Since then, Yushchenko and Yanukovych have clashed bitterly over the division of powers between the executive and legislative branches, a standoff that threatened to become violent when Yushchenko dissolved parliament this spring and called the early elections. It took three presidential decrees to finally set Sunday's election date because the Party of Regions resisted the president's directive.

Yushchenko and Tymoshenko appear to have reconciled. The leader of Yushchenko's Our Ukraine party, Yuri Lutsenko, told several thousand supporters at a rally Friday night in Kiev that "we have signed an agreement with Tymoshenko's bloc" to form a new government.
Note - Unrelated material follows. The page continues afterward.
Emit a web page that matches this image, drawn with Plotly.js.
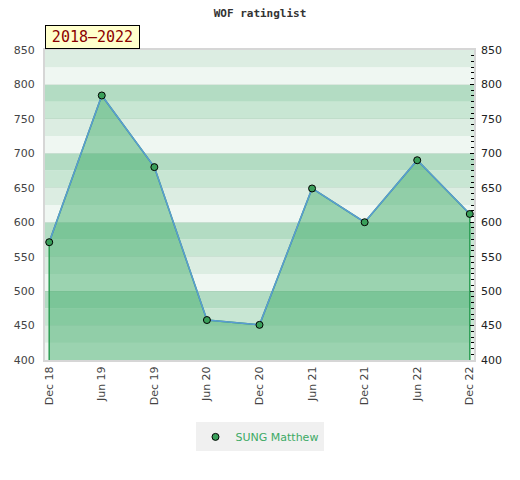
<!DOCTYPE html>
<html>
<head>
<meta charset="utf-8">
<script src="https://cdn.plot.ly/plotly-3.0.1.min.js"></script>
<style>html,body{margin:0;padding:0;background:#fff;}#chart{width:520px;height:480px;}</style>
</head>
<body>
<div id="chart"></div>
<script>
const periods = ["Dec 18","Jun 19","Dec 19","Jun 20","Dec 20","Jun 21","Dec 21","Jun 22","Dec 22"];
const ratings = [571, 784, 680, 458, 451, 649, 600, 690, 612];
const playerName = "SUNG Matthew";
const chartTitle = "WOF ratinglist";
const periodLabel = "2018–2022";
const yMin = 400, yMax = 850;

const bandColors = {0: "#eff7f2", 25: "#dcede2", 50: "#c8e6d3", 75: "#b3dcc3"};
const shapes = [];
for (let v = yMin; v < yMax; v += 25) {
  shapes.push({type: "rect", xref: "paper", yref: "y", x0: 0, x1: 1, y0: v, y1: v + 25,
    fillcolor: bandColors[v % 100], line: {width: 0}, layer: "below"});
}

const last = periods.length - 1;
const fillTrace = {
  x: [periods[0]].concat(periods, [periods[last]]),
  y: [yMin].concat(ratings, [yMin]),
  mode: "lines", fill: "toself", fillcolor: "rgba(63,172,105,0.48)",
  line: {color: "#2e9e55", width: 1.5}, hoverinfo: "skip", showlegend: false
};
const lineTrace = {
  x: periods, y: ratings, mode: "lines",
  line: {color: "#5b9bd5", width: 1.5}, showlegend: false
};
const markerTrace = {
  x: periods, y: ratings, mode: "markers", name: playerName,
  marker: {color: "#3a9f5a", size: 7, line: {color: "#000", width: 1}}
};

const tickFont = {family: "DejaVu Sans", size: 11, color: "#444"};
const layout = {
  width: 520, height: 480,
  margin: {l: 45, r: 46, t: 50, b: 120},
  paper_bgcolor: "#fff", plot_bgcolor: "#fff",
  title: {text: chartTitle, x: 0.5, xanchor: "center", y: 0.972, yanchor: "middle",
    font: {family: "DejaVu Sans Mono", size: 11, color: "#333", weight: "bold"}},
  xaxis: {type: "category", range: [-0.08, 8.08], tickangle: -90, tickfont: tickFont,
    showgrid: false, zeroline: false, showline: true, linecolor: "#d6d6d6", linewidth: 2,
    mirror: true, ticks: "", fixedrange: true},
  yaxis: {range: [yMin, yMax], dtick: 50, tickfont: tickFont, ticks: "", ticklabelstandoff: 6,
    showgrid: true, gridcolor: "rgba(0,0,0,0.04)", zeroline: false,
    showline: true, linecolor: "#d6d6d6", linewidth: 2, mirror: true},
  yaxis2: {range: [yMin, yMax], dtick: 50, overlaying: "y", side: "right", ticklabelstandoff: 6,
    tickfont: {family: "DejaVu Sans", size: 11, color: "#222"},
    ticks: "inside", ticklen: 4, tickcolor: "#000", showgrid: false, zeroline: false,
    minor: {dtick: 50 / 6, ticks: "inside", ticklen: 3, tickcolor: "#000", showgrid: false}},
  shapes: shapes,
  annotations: [{text: periodLabel, xref: "paper", yref: "paper", x: 0, y: 1, xanchor: "left",
    yanchor: "bottom", yshift: 1, width: 87, height: 16, showarrow: false,
    bgcolor: "#ffffcc", bordercolor: "#000", borderwidth: 1,
    borderpad: 3, font: {family: "DejaVu Sans Mono", size: 15, color: "#8b0000"}}],
  showlegend: true,
  legend: {orientation: "h", x: 0.5, xanchor: "center", y: -0.248, yanchor: "middle",
    bgcolor: "#f0f0f0", font: {family: "DejaVu Sans", size: 11, color: "#3daa65"}}
};

const axis2Trace = {x: periods, y: ratings, yaxis: "y2", mode: "markers",
  marker: {opacity: 0}, hoverinfo: "skip", showlegend: false};

Plotly.newPlot("chart", [fillTrace, lineTrace, markerTrace, axis2Trace], layout, {displayModeBar: false, staticPlot: true});
</script>
</body>
</html>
Nonetheless, there will probably be a long period of tough bargaining between the apparent allies should they win enough seats to form a government. Yushchenko is likely to seek some institutional control over Tymoshenko to guarantee that her second incarnation as prime minister is more successful than her first.

"We have learned from our mistakes," said Mykola Katerynchuk, head of the European Platform for Ukraine, part of the coalition running under the Our Ukraine banner. "The president has renewed his team."
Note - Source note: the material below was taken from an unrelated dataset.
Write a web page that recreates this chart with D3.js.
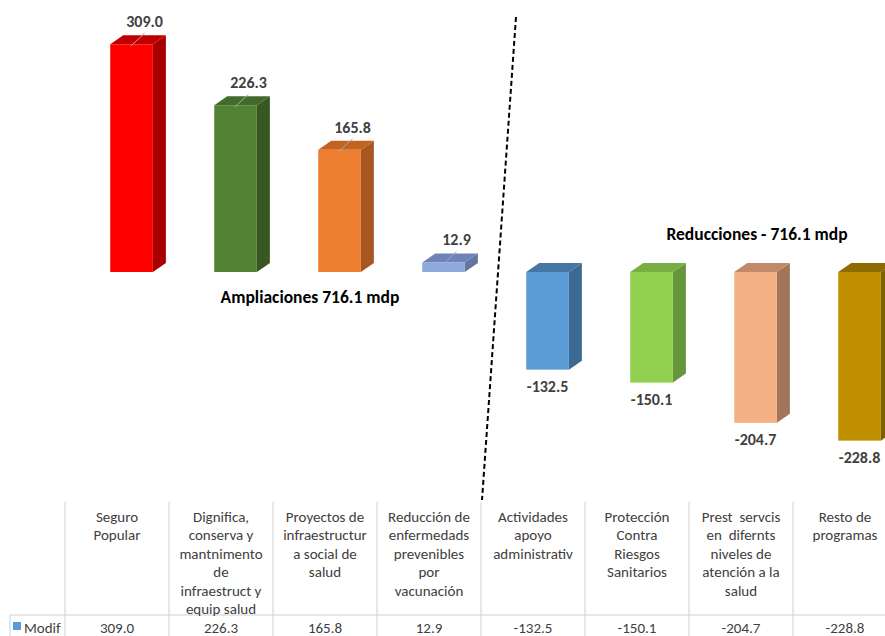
<!DOCTYPE html>
<html>
<head>
<meta charset="utf-8">
<script src="https://cdn.jsdelivr.net/npm/d3@7"></script>
<style>
  body { margin: 0; background: #fff; }
  svg { display: block; font-family: Carlito, Lato, "Open Sans", sans-serif; }
</style>
</head>
<body>
<div id="chart"></div>
<script>
// data
var categories = ["Seguro Popular", "Dignifica", "Proyectos", "Reduccion", "Actividades", "Proteccion", "Prest servcis", "Resto"]
var headerLines = [
  ["Seguro", "Popular"],
  ["Dignifica,", "conserva y", "mantnimento", "de", "infraestruct y", "equip salud"],
  ["Proyectos de", "infraestructur", "a social de", "salud"],
  ["Reducción de", "enfermedads", "prevenibles", "por", "vacunación"],
  ["Actividades", "apoyo", "administrativ"],
  ["Protección", "Contra", "Riesgos", "Sanitarios"],
  ["Prest  servcis", "en  difernts", "niveles de", "atención a la", "salud"],
  ["Resto de", "programas"]
]
var values = [309.0, 226.3, 165.8, 12.9, -132.5, -150.1, -204.7, -228.8]
var seriesName = "Modif"
var frontColors = ["#FF0000", "#548235", "#ED7D31", "#8EA9DB", "#5B9BD5", "#92D050", "#F4B183", "#BF8F00"]
var sideColors = ["#A80000", "#385723", "#A85722", "#6375A0", "#3C6A93", "#66963A", "#A0755A", "#7F6000"]
var topColors = ["#C00000", "#426B2B", "#C4621F", "#6E84B8", "#4677A4", "#78AF42", "#C08A68", "#8F6C00"]

var width = 885, height = 636

// hyphen minus instead of unicode minus
var fmt = function(v) { return d3.format(".1f")(v).replace("\u2212", "-") }

var svg = d3.select("#chart")
  .append("svg")
  .attr("width", width)
  .attr("height", height)

// scales
var xScale = d3.scaleBand()
  .domain(categories)
  .range([65, 65 + 104 * categories.length])
  .padding(0)

var yScale = d3.scaleLinear()
  .domain([-250, 350])
  .range([272 + 250 * 0.737, 272 - 350 * 0.737])

var bw = xScale.bandwidth()
var barOff = bw * 0.435, barW = bw * 0.41
var dx = 13, dy = 9

var data = categories.map(function(c, i) {
  return { cat: c, value: values[i], i: i }
})

var bars = svg.append("g").attr("class", "bars")

data.forEach(function(d) {
  var x0 = xScale(d.cat) + barOff
  var x1 = x0 + barW
  var yTop = yScale(Math.max(0, d.value))
  var yBot = yScale(Math.min(0, d.value))
  var g = bars.append("g")
  // side face
  g.append("path")
    .attr("d", `M${x1},${yTop} L${x1 + dx},${yTop - dy} L${x1 + dx},${yBot - dy} L${x1},${yBot} Z`)
    .attr("fill", sideColors[d.i])
  // top face
  g.append("path")
    .attr("d", `M${x0},${yTop} L${x0 + dx},${yTop - dy} L${x1 + dx},${yTop - dy} L${x1},${yTop} Z`)
    .attr("fill", topColors[d.i])
  // front face
  g.append("rect")
    .attr("x", x0)
    .attr("y", yTop)
    .attr("width", barW)
    .attr("height", Math.max(1, yBot - yTop))
    .attr("fill", frontColors[d.i])
})

// value labels
data.forEach(function(d) {
  var cx = xScale(d.cat) + barOff + barW / 2
  if (d.value >= 0) {
    var top = yScale(d.value)
    svg.append("line")
      .attr("x1", cx + 13).attr("y1", top - 11)
      .attr("x2", cx - 1).attr("y2", top + 2)
      .attr("stroke", "#a6a6a6")
      .attr("stroke-width", 1)
    svg.append("text")
      .text(fmt(d.value))
      .attr("x", cx + 13)
      .attr("y", top - 17)
      .attr("text-anchor", "middle")
      .attr("font-size", "16px")
      .attr("font-weight", "bold")
      .attr("fill", "#404040")
  } else {
    svg.append("text")
      .text(fmt(d.value))
      .attr("x", cx)
      .attr("y", yScale(d.value) + 22)
      .attr("text-anchor", "middle")
      .attr("font-size", "16px")
      .attr("font-weight", "bold")
      .attr("fill", "#404040")
  }
})

// annotations
svg.append("text")
  .text("Ampliaciones 716.1 mdp")
  .attr("x", 310)
  .attr("y", 303)
  .attr("text-anchor", "middle")
  .attr("font-size", "17.5px")
  .attr("font-weight", "bold")
  .attr("fill", "#000")

svg.append("text")
  .text("Reducciones - 716.1 mdp")
  .attr("x", 757)
  .attr("y", 240)
  .attr("text-anchor", "middle")
  .attr("font-size", "17.5px")
  .attr("font-weight", "bold")
  .attr("fill", "#000")

// dashed divider
var divX = xScale(categories[4])
svg.append("line")
  .attr("x1", divX + 35).attr("y1", 17)
  .attr("x2", divX + 1).attr("y2", 500)
  .attr("stroke", "#000")
  .attr("stroke-width", 2)
  .attr("stroke-dasharray", "5,3")

// data table
var table = svg.append("g").attr("class", "table")
var gridColor = "#d0d0d0"
var rowY = 615

categories.forEach(function(c) {
  table.append("line")
    .attr("x1", xScale(c)).attr("x2", xScale(c))
    .attr("y1", 502).attr("y2", height)
    .attr("stroke", gridColor)
})
table.append("line")
  .attr("x1", 10).attr("x2", 10)
  .attr("y1", rowY).attr("y2", height)
  .attr("stroke", gridColor)
table.append("line")
  .attr("x1", 10).attr("x2", width)
  .attr("y1", rowY).attr("y2", rowY)
  .attr("stroke", gridColor)

categories.forEach(function(c, i) {
  var cx = xScale(c) + bw / 2
  headerLines[i].forEach(function(line, j) {
    table.append("text")
      .text(line)
      .attr("x", cx)
      .attr("y", 522 + j * 18.4)
      .attr("text-anchor", "middle")
      .attr("font-size", "15px")
      .attr("fill", "#404040")
      .style("white-space", "pre")
  })
  table.append("text")
    .text(fmt(values[i]))
    .attr("x", cx)
    .attr("y", 633)
    .attr("text-anchor", "middle")
    .attr("font-size", "15px")
    .attr("fill", "#404040")
})

// legend key
table.append("rect")
  .attr("x", 13).attr("y", 622)
  .attr("width", 8).attr("height", 8)
  .attr("fill", "#5B9BD5")
table.append("text")
  .text(seriesName)
  .attr("x", 24)
  .attr("y", 633)
  .attr("font-size", "15px")
  .attr("fill", "#404040")
</script>
</body>
</html>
Both Yushchenko and Tymoshenko draw most of their support from the Ukrainian-speaking western and central parts of the country. They endorse pro-Western positions -- including increasingly close ties with NATO -- that would distance the country from Russia.

Yanukovych, whose base is in the Russian-speaking east, has said NATO membership should be subject to a referendum, where it would almost certainly be defeated. He also wants to make Russian a second official language, a deeply emotional issue in the linguistically divided country.

Opinion polls give the Our Ukraine coalition about 13 percent of the vote and Tymoshenko's bloc roughly 23 percent.

Yanukovych's party has the support of about 33 percent of likely voters and, in alliance with the Communists, is also within striking distance of power, according to opinion polls. But the right to nominate the prime minister lies with the president, and "Yushchenko will resist to the end" before nominating Yanukovych, according to Karasiov.

Yushchenko, he said, might accept a Party of Regions government led by someone other than Yanukovych in tandem with an agreed package of constitutional reforms to clarify the division of powers.

"If our victory is so obvious, so clear to everyone, it means that Yanukovych has a big chance to be elected to prime minister. If less, it opens room for compromise," Kozhara said. "But Yanukovych remains the most popular politician in this country."